======== Data block
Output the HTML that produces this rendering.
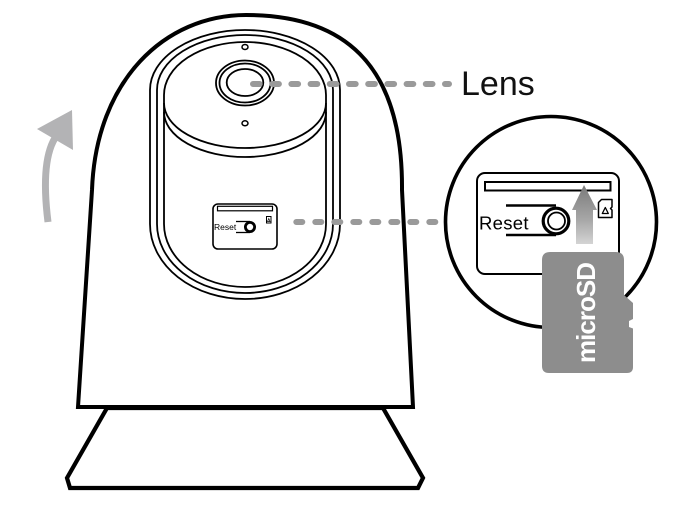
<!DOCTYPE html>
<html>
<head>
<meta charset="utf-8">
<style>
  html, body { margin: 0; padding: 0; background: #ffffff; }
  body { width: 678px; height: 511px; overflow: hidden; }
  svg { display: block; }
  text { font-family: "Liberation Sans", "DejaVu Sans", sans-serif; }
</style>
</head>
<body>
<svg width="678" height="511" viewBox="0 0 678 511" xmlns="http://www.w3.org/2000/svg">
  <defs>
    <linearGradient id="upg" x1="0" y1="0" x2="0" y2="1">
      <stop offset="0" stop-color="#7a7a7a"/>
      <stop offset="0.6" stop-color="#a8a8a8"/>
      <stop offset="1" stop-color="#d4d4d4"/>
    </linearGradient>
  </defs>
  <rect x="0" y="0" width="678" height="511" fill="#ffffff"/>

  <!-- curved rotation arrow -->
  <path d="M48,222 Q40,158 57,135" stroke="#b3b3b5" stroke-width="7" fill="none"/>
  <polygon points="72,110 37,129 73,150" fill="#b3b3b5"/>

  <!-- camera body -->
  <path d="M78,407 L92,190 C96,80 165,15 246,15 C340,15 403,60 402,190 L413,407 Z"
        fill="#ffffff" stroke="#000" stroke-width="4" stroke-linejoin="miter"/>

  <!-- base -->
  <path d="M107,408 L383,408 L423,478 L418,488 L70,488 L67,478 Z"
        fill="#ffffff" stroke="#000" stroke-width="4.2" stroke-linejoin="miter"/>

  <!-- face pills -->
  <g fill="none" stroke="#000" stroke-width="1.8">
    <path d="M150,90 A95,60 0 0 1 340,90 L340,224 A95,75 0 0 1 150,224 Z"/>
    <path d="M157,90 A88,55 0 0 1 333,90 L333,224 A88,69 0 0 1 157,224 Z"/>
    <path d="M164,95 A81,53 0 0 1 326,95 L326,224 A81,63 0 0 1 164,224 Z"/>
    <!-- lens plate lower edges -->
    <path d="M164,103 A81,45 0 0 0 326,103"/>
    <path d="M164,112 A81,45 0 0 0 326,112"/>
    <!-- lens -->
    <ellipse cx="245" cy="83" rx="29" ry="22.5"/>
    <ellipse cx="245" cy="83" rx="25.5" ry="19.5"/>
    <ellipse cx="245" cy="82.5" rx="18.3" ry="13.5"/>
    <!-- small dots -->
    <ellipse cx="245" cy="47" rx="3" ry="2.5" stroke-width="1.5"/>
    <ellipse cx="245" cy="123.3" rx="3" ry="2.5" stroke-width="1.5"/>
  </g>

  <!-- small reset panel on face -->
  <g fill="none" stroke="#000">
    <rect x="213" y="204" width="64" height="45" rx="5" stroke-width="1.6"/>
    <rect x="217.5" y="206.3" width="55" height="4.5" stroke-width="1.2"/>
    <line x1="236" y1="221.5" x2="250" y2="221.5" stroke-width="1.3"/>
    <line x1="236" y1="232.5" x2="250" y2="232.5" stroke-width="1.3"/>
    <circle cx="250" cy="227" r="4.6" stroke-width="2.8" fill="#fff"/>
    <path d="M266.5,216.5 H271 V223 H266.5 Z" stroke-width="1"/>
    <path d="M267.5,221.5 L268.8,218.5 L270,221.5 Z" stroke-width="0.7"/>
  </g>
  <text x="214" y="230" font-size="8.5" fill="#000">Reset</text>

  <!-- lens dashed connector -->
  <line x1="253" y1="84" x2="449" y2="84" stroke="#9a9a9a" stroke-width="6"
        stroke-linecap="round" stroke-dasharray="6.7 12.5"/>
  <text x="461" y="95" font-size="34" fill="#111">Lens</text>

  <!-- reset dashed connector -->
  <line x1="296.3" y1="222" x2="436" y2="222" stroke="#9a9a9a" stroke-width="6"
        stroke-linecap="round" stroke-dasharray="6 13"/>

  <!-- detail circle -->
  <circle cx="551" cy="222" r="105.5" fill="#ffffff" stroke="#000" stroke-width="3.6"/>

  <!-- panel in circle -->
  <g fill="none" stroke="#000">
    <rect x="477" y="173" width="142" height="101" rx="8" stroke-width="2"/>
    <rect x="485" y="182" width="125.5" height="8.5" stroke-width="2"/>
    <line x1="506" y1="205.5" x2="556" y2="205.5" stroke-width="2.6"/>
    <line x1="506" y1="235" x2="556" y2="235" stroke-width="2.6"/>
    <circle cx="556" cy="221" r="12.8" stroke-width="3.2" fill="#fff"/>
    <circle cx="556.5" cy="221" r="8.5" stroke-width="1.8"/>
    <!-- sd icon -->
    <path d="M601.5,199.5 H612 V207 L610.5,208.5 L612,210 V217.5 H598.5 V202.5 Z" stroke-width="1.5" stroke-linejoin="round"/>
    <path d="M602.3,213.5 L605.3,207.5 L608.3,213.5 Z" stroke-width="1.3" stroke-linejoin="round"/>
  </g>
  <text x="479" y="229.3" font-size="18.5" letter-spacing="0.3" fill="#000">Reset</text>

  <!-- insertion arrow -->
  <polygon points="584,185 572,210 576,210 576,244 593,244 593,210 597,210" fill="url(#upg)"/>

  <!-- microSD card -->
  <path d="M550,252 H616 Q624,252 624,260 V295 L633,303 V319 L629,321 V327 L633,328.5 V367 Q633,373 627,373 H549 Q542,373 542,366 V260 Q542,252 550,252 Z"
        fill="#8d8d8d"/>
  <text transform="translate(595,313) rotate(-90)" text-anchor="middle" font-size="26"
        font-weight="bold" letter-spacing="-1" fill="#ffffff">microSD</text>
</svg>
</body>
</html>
================
Copy out each line word for word, please, skipping the images.

Output the HTML that produces this rendering.
<!DOCTYPE html>
<html>
<head>
<meta charset="utf-8">
<style>
  html, body { margin: 0; padding: 0; background: #ffffff; }
  body { width: 678px; height: 511px; overflow: hidden; }
  svg { display: block; }
  text { font-family: "Liberation Sans", "DejaVu Sans", sans-serif; }
</style>
</head>
<body>
<svg width="678" height="511" viewBox="0 0 678 511" xmlns="http://www.w3.org/2000/svg">
  <defs>
    <linearGradient id="upg" x1="0" y1="0" x2="0" y2="1">
      <stop offset="0" stop-color="#7a7a7a"/>
      <stop offset="0.6" stop-color="#a8a8a8"/>
      <stop offset="1" stop-color="#d4d4d4"/>
    </linearGradient>
  </defs>
  <rect x="0" y="0" width="678" height="511" fill="#ffffff"/>

  <!-- curved rotation arrow -->
  <path d="M48,222 Q40,158 57,135" stroke="#b3b3b5" stroke-width="7" fill="none"/>
  <polygon points="72,110 37,129 73,150" fill="#b3b3b5"/>

  <!-- camera body -->
  <path d="M78,407 L92,190 C96,80 165,15 246,15 C340,15 403,60 402,190 L413,407 Z"
        fill="#ffffff" stroke="#000" stroke-width="4" stroke-linejoin="miter"/>

  <!-- base -->
  <path d="M107,408 L383,408 L423,478 L418,488 L70,488 L67,478 Z"
        fill="#ffffff" stroke="#000" stroke-width="4.2" stroke-linejoin="miter"/>

  <!-- face pills -->
  <g fill="none" stroke="#000" stroke-width="1.8">
    <path d="M150,90 A95,60 0 0 1 340,90 L340,224 A95,75 0 0 1 150,224 Z"/>
    <path d="M157,90 A88,55 0 0 1 333,90 L333,224 A88,69 0 0 1 157,224 Z"/>
    <path d="M164,95 A81,53 0 0 1 326,95 L326,224 A81,63 0 0 1 164,224 Z"/>
    <!-- lens plate lower edges -->
    <path d="M164,103 A81,45 0 0 0 326,103"/>
    <path d="M164,112 A81,45 0 0 0 326,112"/>
    <!-- lens -->
    <ellipse cx="245" cy="83" rx="29" ry="22.5"/>
    <ellipse cx="245" cy="83" rx="25.5" ry="19.5"/>
    <ellipse cx="245" cy="82.5" rx="18.3" ry="13.5"/>
    <!-- small dots -->
    <ellipse cx="245" cy="47" rx="3" ry="2.5" stroke-width="1.5"/>
    <ellipse cx="245" cy="123.3" rx="3" ry="2.5" stroke-width="1.5"/>
  </g>

  <!-- small reset panel on face -->
  <g fill="none" stroke="#000">
    <rect x="213" y="204" width="64" height="45" rx="5" stroke-width="1.6"/>
    <rect x="217.5" y="206.3" width="55" height="4.5" stroke-width="1.2"/>
    <line x1="236" y1="221.5" x2="250" y2="221.5" stroke-width="1.3"/>
    <line x1="236" y1="232.5" x2="250" y2="232.5" stroke-width="1.3"/>
    <circle cx="250" cy="227" r="4.6" stroke-width="2.8" fill="#fff"/>
    <path d="M266.5,216.5 H271 V223 H266.5 Z" stroke-width="1"/>
    <path d="M267.5,221.5 L268.8,218.5 L270,221.5 Z" stroke-width="0.7"/>
  </g>
  <text x="214" y="230" font-size="8.5" fill="#000">Reset</text>

  <!-- lens dashed connector -->
  <line x1="253" y1="84" x2="449" y2="84" stroke="#9a9a9a" stroke-width="6"
        stroke-linecap="round" stroke-dasharray="6.7 12.5"/>
  <text x="461" y="95" font-size="34" fill="#111">Lens</text>

  <!-- reset dashed connector -->
  <line x1="296.3" y1="222" x2="436" y2="222" stroke="#9a9a9a" stroke-width="6"
        stroke-linecap="round" stroke-dasharray="6 13"/>

  <!-- detail circle -->
  <circle cx="551" cy="222" r="105.5" fill="#ffffff" stroke="#000" stroke-width="3.6"/>

  <!-- panel in circle -->
  <g fill="none" stroke="#000">
    <rect x="477" y="173" width="142" height="101" rx="8" stroke-width="2"/>
    <rect x="485" y="182" width="125.5" height="8.5" stroke-width="2"/>
    <line x1="506" y1="205.5" x2="556" y2="205.5" stroke-width="2.6"/>
    <line x1="506" y1="235" x2="556" y2="235" stroke-width="2.6"/>
    <circle cx="556" cy="221" r="12.8" stroke-width="3.2" fill="#fff"/>
    <circle cx="556.5" cy="221" r="8.5" stroke-width="1.8"/>
    <!-- sd icon -->
    <path d="M601.5,199.5 H612 V207 L610.5,208.5 L612,210 V217.5 H598.5 V202.5 Z" stroke-width="1.5" stroke-linejoin="round"/>
    <path d="M602.3,213.5 L605.3,207.5 L608.3,213.5 Z" stroke-width="1.3" stroke-linejoin="round"/>
  </g>
  <text x="479" y="229.3" font-size="18.5" letter-spacing="0.3" fill="#000">Reset</text>

  <!-- insertion arrow -->
  <polygon points="584,185 572,210 576,210 576,244 593,244 593,210 597,210" fill="url(#upg)"/>

  <!-- microSD card -->
  <path d="M550,252 H616 Q624,252 624,260 V295 L633,303 V319 L629,321 V327 L633,328.5 V367 Q633,373 627,373 H549 Q542,373 542,366 V260 Q542,252 550,252 Z"
        fill="#8d8d8d"/>
  <text transform="translate(595,313) rotate(-90)" text-anchor="middle" font-size="26"
        font-weight="bold" letter-spacing="-1" fill="#ffffff">microSD</text>
</svg>
</body>
</html>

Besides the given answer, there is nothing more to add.